Kavli Affiliate: Max Tegmark
| First 5 Authors: Peter S. Park, Max Tegmark, , ,
| Summary:
AI companies are attempting to create AI systems that outperform humans at
most economically valuable work. Current AI models are already automating away
the livelihoods of some artists, actors, and writers. But there is infighting
between those who prioritize current harms and future harms. We construct a
game-theoretic model of conflict to study the causes and consequences of this
disunity. Our model also helps explain why throughout history, stakeholders
sharing a common threat have found it advantageous to unite against it, and why
the common threat has in turn found it advantageous to divide and conquer.
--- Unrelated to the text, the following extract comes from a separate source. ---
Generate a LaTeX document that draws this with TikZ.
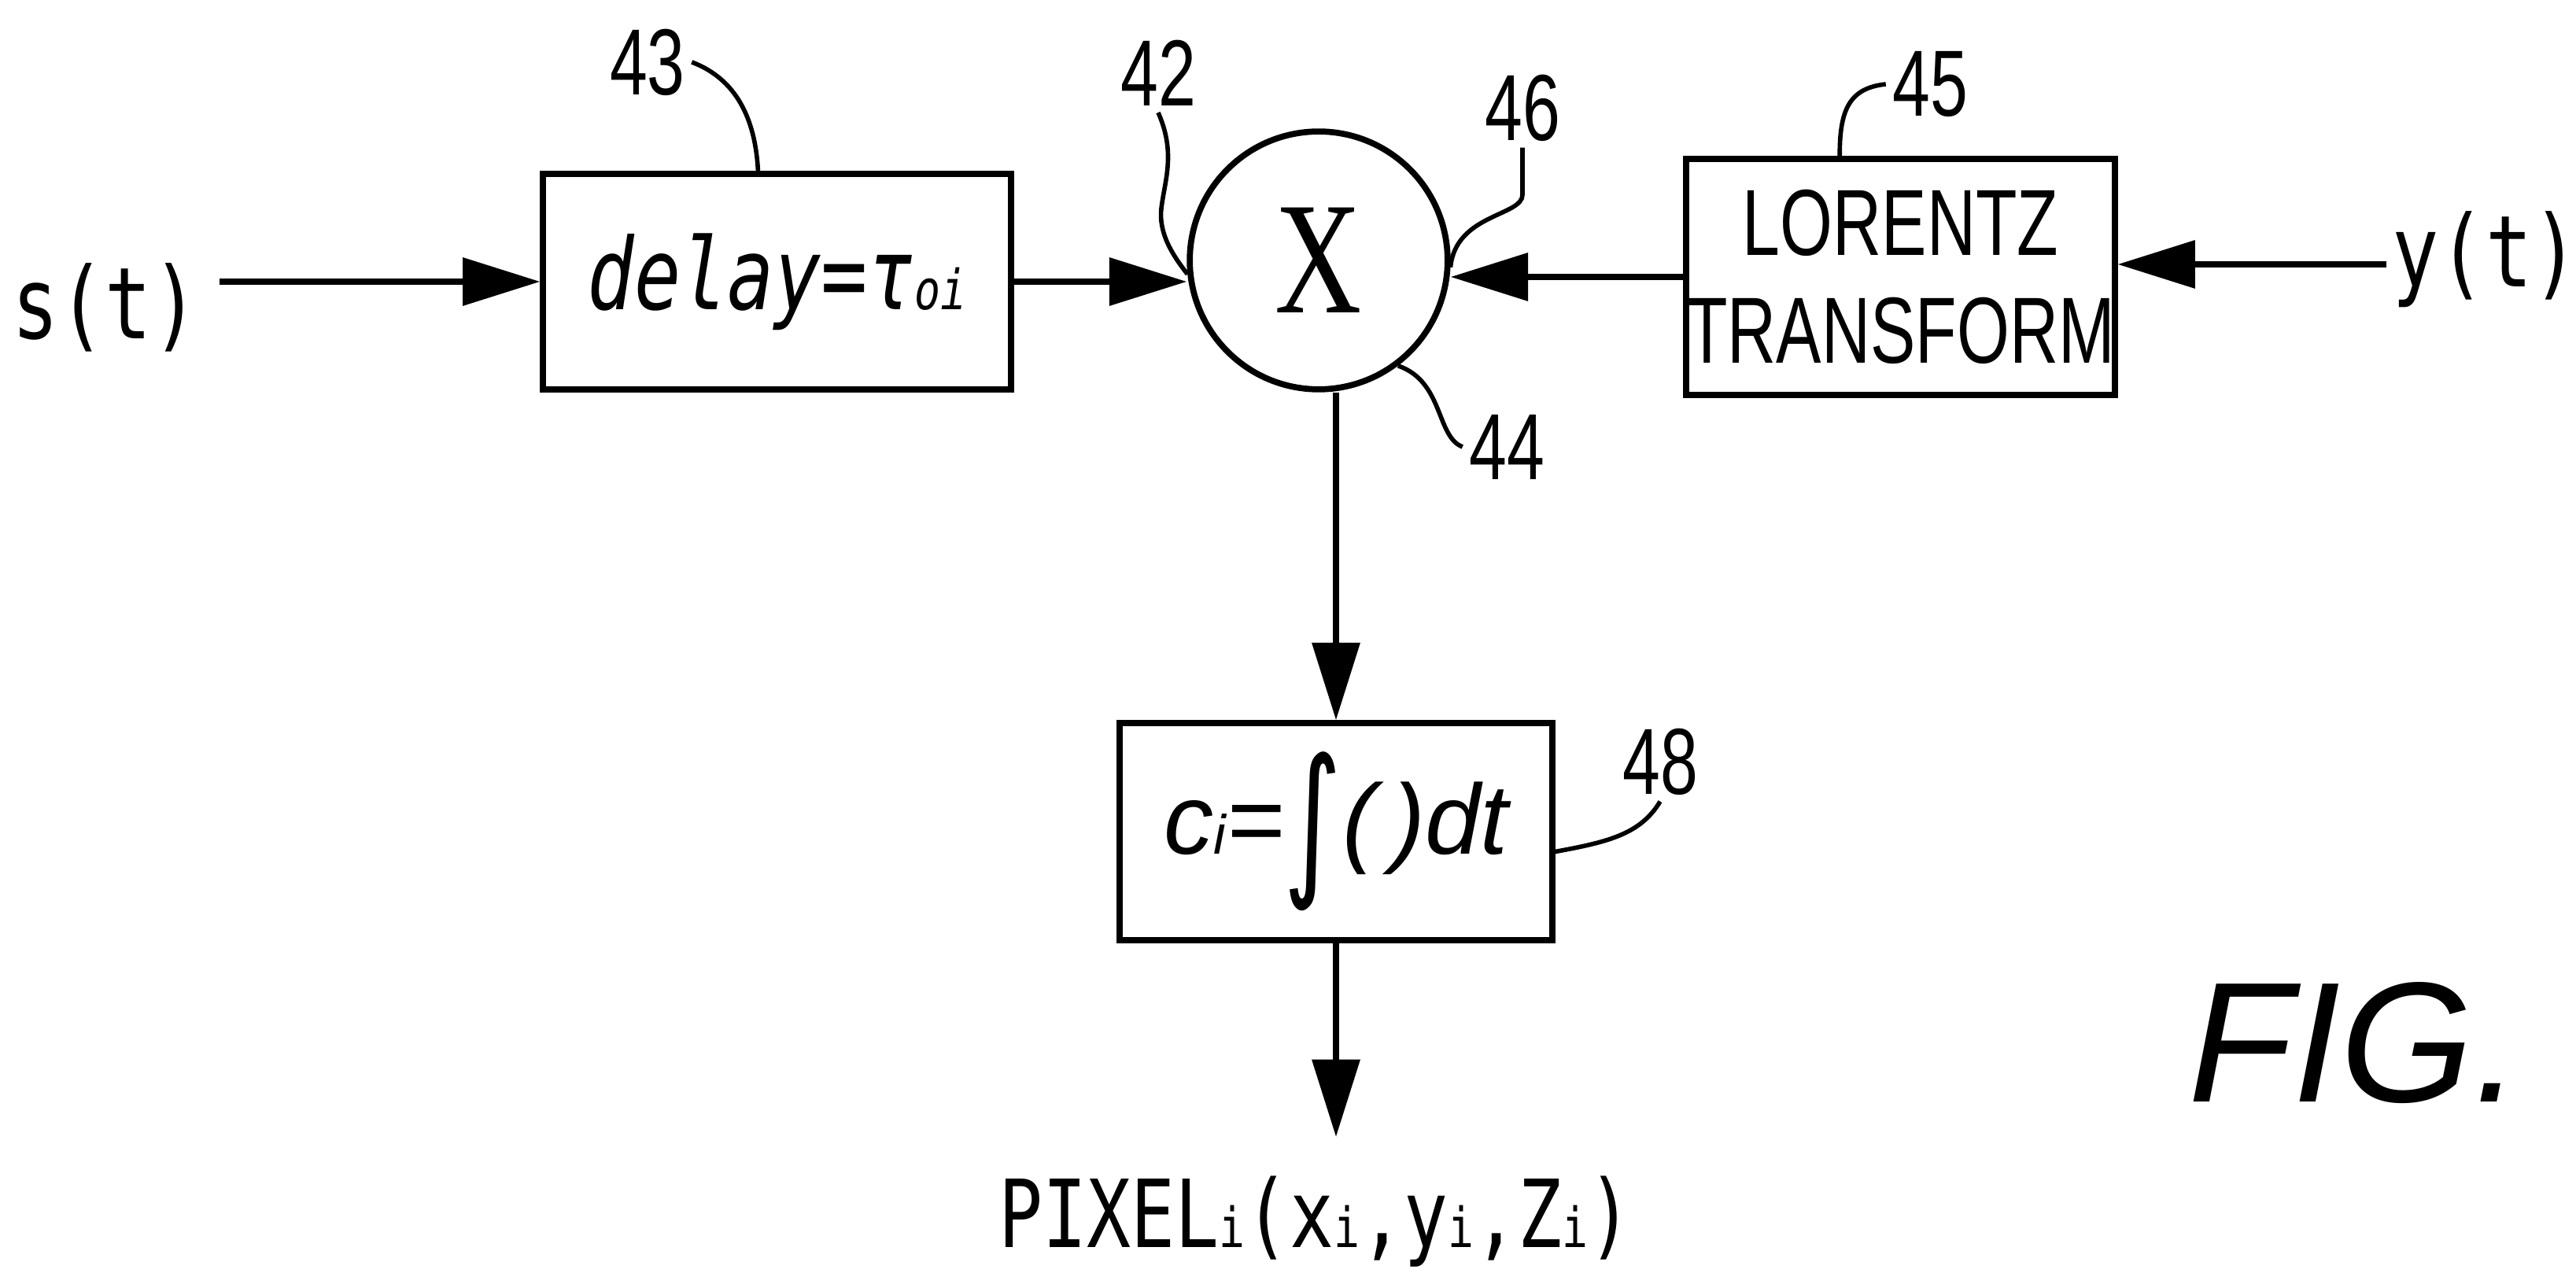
\documentclass[tikz,border=0pt]{standalone}
\usepackage{fontspec}
\setmainfont{Liberation Sans}
\newfontfamily\narrowsf[FakeStretch=0.72]{Liberation Sans}
\newfontfamily\monof[FakeStretch=0.78]{DejaVu Sans Mono}
\newfontfamily\serifX[FakeStretch=0.75]{Liberation Serif}
\newfontfamily\intf{DejaVu Sans}
\usetikzlibrary{arrows.meta,calc}
\newcommand{\pedice}[1]{{\fontsize{10}{10}\selectfont #1}}

\begin{document}
\begin{tikzpicture}[x=0.005cm,y=-0.005cm,
    blocco/.style={draw,line width=1.1pt,inner sep=0pt},
    sig/.style={line width=1.1pt,-{Triangle[length=14pt,width=8.5pt]}},
    rif/.style={line width=0.8pt},
    numero/.style={font=\narrowsf\fontsize{17}{17}\selectfont,inner sep=1pt},
    testo/.style={font=\monof\fontsize{18}{18}\selectfont}]
            \useasboundingbox (0,0) rectangle (3274,1618);

            % Ingresso s(t)
            \node[testo] (st) at (134,391) {s(t)};
            \coordinate (stout) at (279,358);

            % Blocco ritardo
            \node[blocco,minimum width=2.975cm,minimum height=1.37cm] (dly) at (987.5,358)
                {\monof\itshape\fontsize{18}{18}\selectfont delay=τ\pedice{oi}};

            % Moltiplicatore
            \node[draw,circle,line width=1.1pt,minimum size=1.64cm,inner sep=0pt] (mul) at (1676,331)
                {\serifX\fontsize{29}{29}\selectfont X};

            % Trasformata di Lorentz
            \node[blocco,minimum width=2.725cm,minimum height=1.5cm,align=center,
                font=\narrowsf\fontsize{17}{19.5}\selectfont] (lor) at (2415.5,352) {LORENTZ\\TRANSFORM};

            % Ingresso y(t)
            \node[testo] (yt) at (3159,330) {y(t)};
            \coordinate (ytout) at (3033,336);

            % Integratore
            \node[blocco,minimum width=2.75cm,minimum height=1.38cm] (integ) at (1698,1057)
                {\itshape\fontsize{18}{18}\selectfont c\pedice{i}=\raisebox{-0.22em}{\intf\fontsize{27}{27}\selectfont\scalebox{0.75}[1.1]{∫}}(\,)dt};

            % Uscita pixel
            \coordinate (pixin) at (1698,1445);
            \node[testo,font=\monof\fontsize{17}{17}\selectfont] (pix) at (1672,1553)
                {PIXEL\pedice{i}(x\pedice{i},y\pedice{i},Z\pedice{i})};

            % Numeri di riferimento
            \node[numero] (n43) at (823,79) {43};
            \node[numero] (n42) at (1472,93) {42};
            \node[numero] (n46) at (1935,137) {46};
            \node[numero] (n45) at (2453,107) {45};
            \node[numero] (n44) at (1915,568) {44};
            \node[numero] (n48) at (2110,968) {48};

            % FIG.
            \node[font=\itshape\fontsize{31}{31}\selectfont,inner sep=0pt] (fig) at (2993,1326) {FIG.};

            % Segnali
            \draw[sig] (stout) -- (dly.west);
            \draw[sig] (dly.east) -- (dly.east -| mul.west);
            \draw[sig] (lor.west) -- (lor.west -| mul.east);
            \draw[sig] (ytout) -- (ytout -| lor.east);
            \draw[sig] (mul.south -| integ.north) -- (integ.north);
            \draw[sig] (integ.south) -- (pixin);

            % Linee di richiamo
            \draw[rif] (n43.east) .. controls (935,100) and (960,150) .. ($(dly.north west)!0.46!(dly.north east)$);
            \draw[rif] (n42.south) .. controls (1495,195) and (1480,230) .. (1476,265)
                .. controls (1472,300) and (1495,330) .. (mul.186);
            \draw[rif] (n46.south) -- ++(0,60) .. controls ++(0,27) and (1850,272) .. (mul.357);
            \draw[rif] (n45.west) .. controls (2350,112) and (2338,140) .. ($(lor.north west)!0.36!(lor.north east)$);
            \draw[rif] (mul.-53) .. controls (1835,485) and (1825,555) .. (n44.west);
            \draw[rif] ($(integ.north east)!0.59!(integ.south east)$) .. controls (2045,1070) and (2085,1060) .. (n48.south);
        \end{tikzpicture}
\end{document}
Under realistic parameter assumptions, our model makes several predictions
that find preliminary corroboration in the historical-empirical record. First,
current victims of AI-driven disempowerment need the future victims to realize
that their interests are also under serious and imminent threat, so that future
victims are incentivized to support current victims in solidarity. Second, the
movement against AI-driven disempowerment can become more united, and thereby
more likely to prevail, if members believe that their efforts will be
successful as opposed to futile. Finally, the movement can better unite and
prevail if its members are less myopic. Myopic members prioritize their future
well-being less than their present well-being, and are thus disinclined to
solidarily support current victims today at personal cost, even if this is
necessary to counter the shared threat of AI-driven disempowerment.